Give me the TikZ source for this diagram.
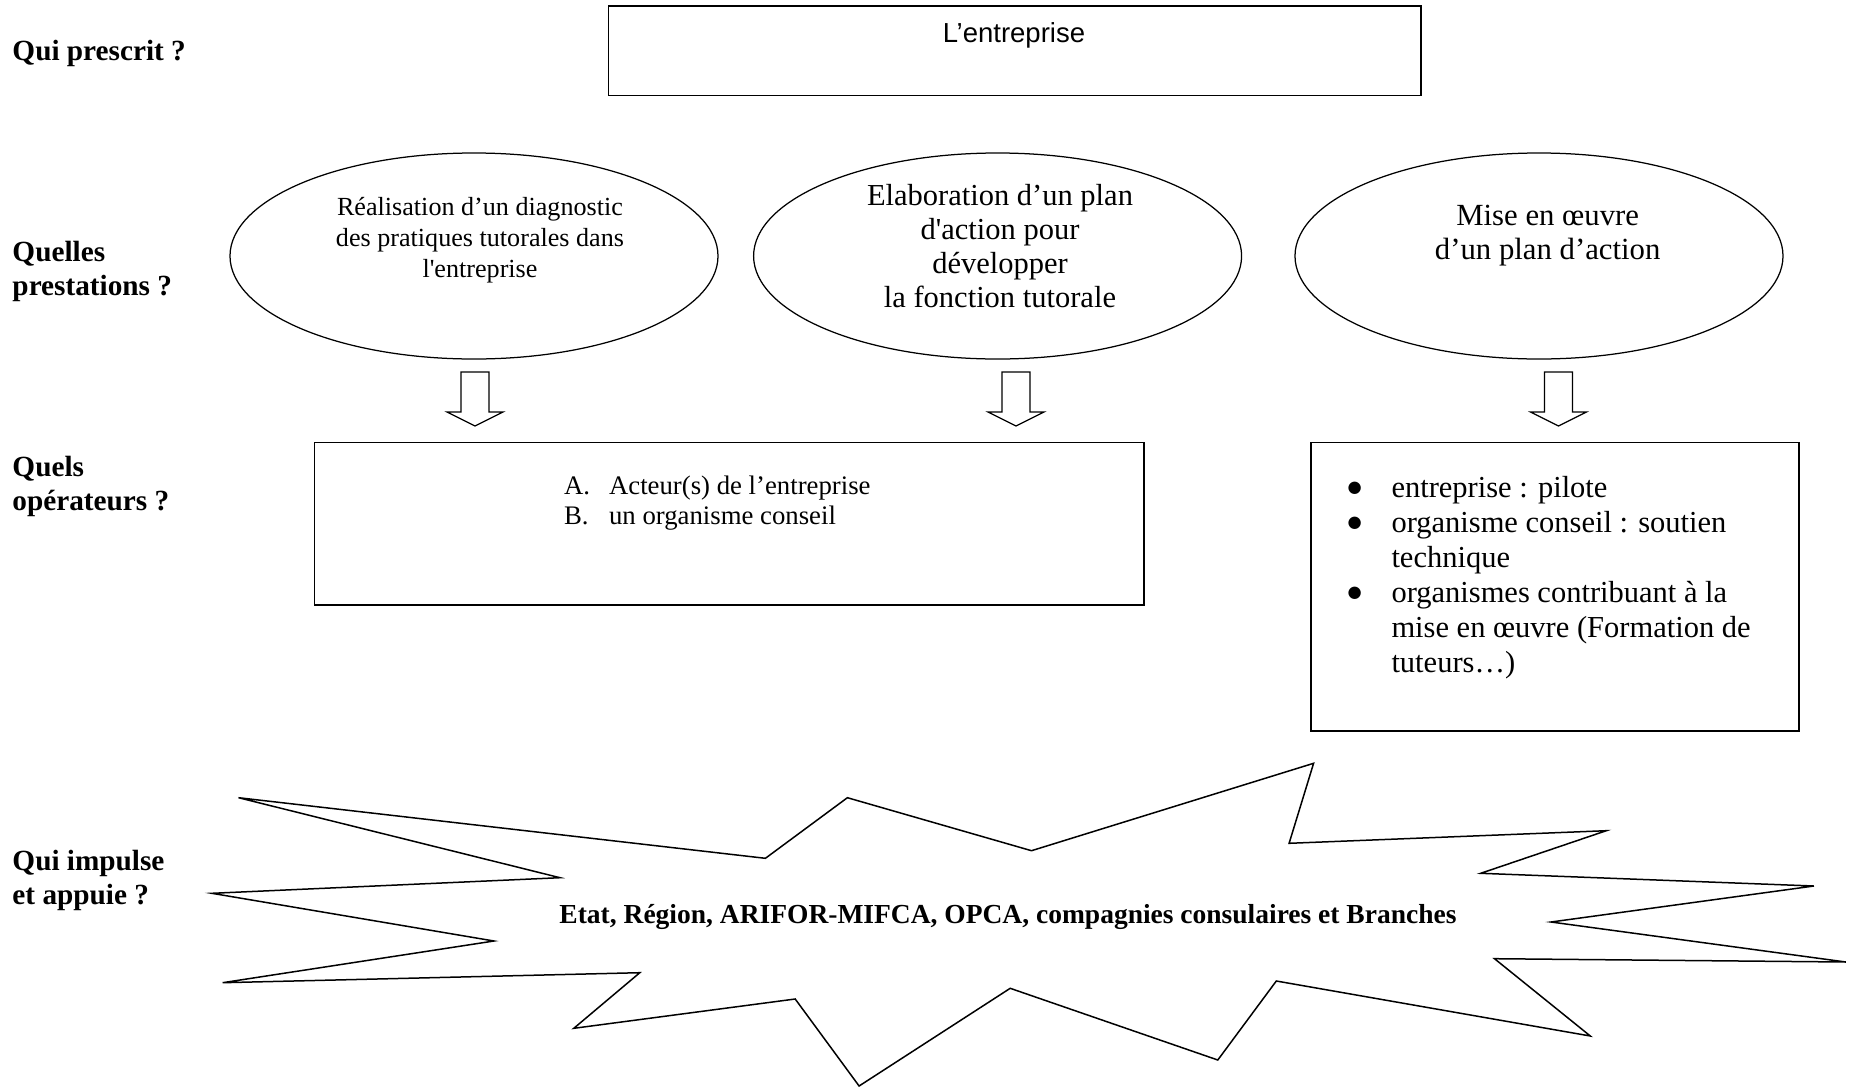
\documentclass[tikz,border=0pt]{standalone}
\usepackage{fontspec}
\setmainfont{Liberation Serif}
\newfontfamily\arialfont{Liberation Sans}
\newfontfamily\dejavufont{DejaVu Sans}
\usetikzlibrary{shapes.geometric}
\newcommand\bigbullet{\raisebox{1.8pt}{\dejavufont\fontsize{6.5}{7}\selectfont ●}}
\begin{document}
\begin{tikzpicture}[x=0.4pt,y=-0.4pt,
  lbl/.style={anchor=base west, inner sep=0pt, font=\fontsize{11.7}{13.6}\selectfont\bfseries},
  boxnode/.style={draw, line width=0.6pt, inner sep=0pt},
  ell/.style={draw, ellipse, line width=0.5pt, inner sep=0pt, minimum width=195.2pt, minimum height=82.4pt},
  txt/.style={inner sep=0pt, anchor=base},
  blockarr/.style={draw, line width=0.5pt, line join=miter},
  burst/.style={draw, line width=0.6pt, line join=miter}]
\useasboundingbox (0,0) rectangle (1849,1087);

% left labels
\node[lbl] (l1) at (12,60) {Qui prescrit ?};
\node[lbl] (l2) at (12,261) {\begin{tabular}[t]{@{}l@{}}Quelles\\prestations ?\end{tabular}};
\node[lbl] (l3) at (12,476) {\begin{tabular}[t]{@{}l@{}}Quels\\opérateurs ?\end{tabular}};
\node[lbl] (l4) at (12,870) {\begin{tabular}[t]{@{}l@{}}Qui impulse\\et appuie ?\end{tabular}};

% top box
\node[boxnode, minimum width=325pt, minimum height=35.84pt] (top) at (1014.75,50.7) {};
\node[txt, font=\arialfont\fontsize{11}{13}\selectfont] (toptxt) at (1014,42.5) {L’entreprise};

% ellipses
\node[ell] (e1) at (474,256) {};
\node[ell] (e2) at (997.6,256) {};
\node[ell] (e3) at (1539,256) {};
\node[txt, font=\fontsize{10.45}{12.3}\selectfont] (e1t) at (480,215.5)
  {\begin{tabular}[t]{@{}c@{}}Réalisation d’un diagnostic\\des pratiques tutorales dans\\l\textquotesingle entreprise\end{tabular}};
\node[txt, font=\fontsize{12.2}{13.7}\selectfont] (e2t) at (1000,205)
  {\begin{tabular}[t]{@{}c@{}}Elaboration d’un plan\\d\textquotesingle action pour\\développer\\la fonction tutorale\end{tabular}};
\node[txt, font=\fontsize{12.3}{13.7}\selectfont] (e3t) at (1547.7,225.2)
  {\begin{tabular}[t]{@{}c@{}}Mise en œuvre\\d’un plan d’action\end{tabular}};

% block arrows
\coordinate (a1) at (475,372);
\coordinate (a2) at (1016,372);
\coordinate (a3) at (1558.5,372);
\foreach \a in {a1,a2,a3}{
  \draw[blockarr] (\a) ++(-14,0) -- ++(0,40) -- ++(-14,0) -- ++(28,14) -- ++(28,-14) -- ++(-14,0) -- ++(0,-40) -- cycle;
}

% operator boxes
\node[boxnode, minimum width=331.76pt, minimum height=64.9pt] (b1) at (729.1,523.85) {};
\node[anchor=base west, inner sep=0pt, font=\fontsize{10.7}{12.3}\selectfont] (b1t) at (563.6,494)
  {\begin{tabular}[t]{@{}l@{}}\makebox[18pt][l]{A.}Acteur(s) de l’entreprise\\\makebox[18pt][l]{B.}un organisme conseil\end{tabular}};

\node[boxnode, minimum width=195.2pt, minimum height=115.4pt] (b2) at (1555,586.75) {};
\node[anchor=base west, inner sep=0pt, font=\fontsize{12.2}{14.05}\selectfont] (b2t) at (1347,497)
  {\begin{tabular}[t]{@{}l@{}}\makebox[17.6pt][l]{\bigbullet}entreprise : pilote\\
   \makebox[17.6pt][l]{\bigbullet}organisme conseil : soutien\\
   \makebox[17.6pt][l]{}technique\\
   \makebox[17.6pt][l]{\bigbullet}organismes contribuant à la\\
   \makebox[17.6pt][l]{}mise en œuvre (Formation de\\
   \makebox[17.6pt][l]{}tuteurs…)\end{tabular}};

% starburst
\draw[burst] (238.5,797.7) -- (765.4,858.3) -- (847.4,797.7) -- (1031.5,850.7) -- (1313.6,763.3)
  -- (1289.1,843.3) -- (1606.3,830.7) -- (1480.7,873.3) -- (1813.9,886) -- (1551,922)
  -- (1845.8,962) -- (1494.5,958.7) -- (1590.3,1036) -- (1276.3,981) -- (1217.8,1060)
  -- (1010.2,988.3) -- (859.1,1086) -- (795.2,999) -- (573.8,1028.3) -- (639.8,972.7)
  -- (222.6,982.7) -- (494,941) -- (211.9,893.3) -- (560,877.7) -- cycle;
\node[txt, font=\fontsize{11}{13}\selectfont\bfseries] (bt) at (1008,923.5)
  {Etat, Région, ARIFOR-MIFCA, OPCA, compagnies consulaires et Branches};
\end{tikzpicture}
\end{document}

> **GIVEN REQUEST**:
Reproduce the whole listing word for word, setting aside any pictures.

> **THE ANSWER**:
Give me the TikZ source for this diagram.
\documentclass[tikz,border=0pt]{standalone}
\usepackage{fontspec}
\setmainfont{Liberation Serif}
\newfontfamily\arialfont{Liberation Sans}
\newfontfamily\dejavufont{DejaVu Sans}
\usetikzlibrary{shapes.geometric}
\newcommand\bigbullet{\raisebox{1.8pt}{\dejavufont\fontsize{6.5}{7}\selectfont ●}}
\begin{document}
\begin{tikzpicture}[x=0.4pt,y=-0.4pt,
  lbl/.style={anchor=base west, inner sep=0pt, font=\fontsize{11.7}{13.6}\selectfont\bfseries},
  boxnode/.style={draw, line width=0.6pt, inner sep=0pt},
  ell/.style={draw, ellipse, line width=0.5pt, inner sep=0pt, minimum width=195.2pt, minimum height=82.4pt},
  txt/.style={inner sep=0pt, anchor=base},
  blockarr/.style={draw, line width=0.5pt, line join=miter},
  burst/.style={draw, line width=0.6pt, line join=miter}]
\useasboundingbox (0,0) rectangle (1849,1087);

% left labels
\node[lbl] (l1) at (12,60) {Qui prescrit ?};
\node[lbl] (l2) at (12,261) {\begin{tabular}[t]{@{}l@{}}Quelles\\prestations ?\end{tabular}};
\node[lbl] (l3) at (12,476) {\begin{tabular}[t]{@{}l@{}}Quels\\opérateurs ?\end{tabular}};
\node[lbl] (l4) at (12,870) {\begin{tabular}[t]{@{}l@{}}Qui impulse\\et appuie ?\end{tabular}};

% top box
\node[boxnode, minimum width=325pt, minimum height=35.84pt] (top) at (1014.75,50.7) {};
\node[txt, font=\arialfont\fontsize{11}{13}\selectfont] (toptxt) at (1014,42.5) {L’entreprise};

% ellipses
\node[ell] (e1) at (474,256) {};
\node[ell] (e2) at (997.6,256) {};
\node[ell] (e3) at (1539,256) {};
\node[txt, font=\fontsize{10.45}{12.3}\selectfont] (e1t) at (480,215.5)
  {\begin{tabular}[t]{@{}c@{}}Réalisation d’un diagnostic\\des pratiques tutorales dans\\l\textquotesingle entreprise\end{tabular}};
\node[txt, font=\fontsize{12.2}{13.7}\selectfont] (e2t) at (1000,205)
  {\begin{tabular}[t]{@{}c@{}}Elaboration d’un plan\\d\textquotesingle action pour\\développer\\la fonction tutorale\end{tabular}};
\node[txt, font=\fontsize{12.3}{13.7}\selectfont] (e3t) at (1547.7,225.2)
  {\begin{tabular}[t]{@{}c@{}}Mise en œuvre\\d’un plan d’action\end{tabular}};

% block arrows
\coordinate (a1) at (475,372);
\coordinate (a2) at (1016,372);
\coordinate (a3) at (1558.5,372);
\foreach \a in {a1,a2,a3}{
  \draw[blockarr] (\a) ++(-14,0) -- ++(0,40) -- ++(-14,0) -- ++(28,14) -- ++(28,-14) -- ++(-14,0) -- ++(0,-40) -- cycle;
}

% operator boxes
\node[boxnode, minimum width=331.76pt, minimum height=64.9pt] (b1) at (729.1,523.85) {};
\node[anchor=base west, inner sep=0pt, font=\fontsize{10.7}{12.3}\selectfont] (b1t) at (563.6,494)
  {\begin{tabular}[t]{@{}l@{}}\makebox[18pt][l]{A.}Acteur(s) de l’entreprise\\\makebox[18pt][l]{B.}un organisme conseil\end{tabular}};

\node[boxnode, minimum width=195.2pt, minimum height=115.4pt] (b2) at (1555,586.75) {};
\node[anchor=base west, inner sep=0pt, font=\fontsize{12.2}{14.05}\selectfont] (b2t) at (1347,497)
  {\begin{tabular}[t]{@{}l@{}}\makebox[17.6pt][l]{\bigbullet}entreprise : pilote\\
   \makebox[17.6pt][l]{\bigbullet}organisme conseil : soutien\\
   \makebox[17.6pt][l]{}technique\\
   \makebox[17.6pt][l]{\bigbullet}organismes contribuant à la\\
   \makebox[17.6pt][l]{}mise en œuvre (Formation de\\
   \makebox[17.6pt][l]{}tuteurs…)\end{tabular}};

% starburst
\draw[burst] (238.5,797.7) -- (765.4,858.3) -- (847.4,797.7) -- (1031.5,850.7) -- (1313.6,763.3)
  -- (1289.1,843.3) -- (1606.3,830.7) -- (1480.7,873.3) -- (1813.9,886) -- (1551,922)
  -- (1845.8,962) -- (1494.5,958.7) -- (1590.3,1036) -- (1276.3,981) -- (1217.8,1060)
  -- (1010.2,988.3) -- (859.1,1086) -- (795.2,999) -- (573.8,1028.3) -- (639.8,972.7)
  -- (222.6,982.7) -- (494,941) -- (211.9,893.3) -- (560,877.7) -- cycle;
\node[txt, font=\fontsize{11}{13}\selectfont\bfseries] (bt) at (1008,923.5)
  {Etat, Région, ARIFOR-MIFCA, OPCA, compagnies consulaires et Branches};
\end{tikzpicture}
\end{document}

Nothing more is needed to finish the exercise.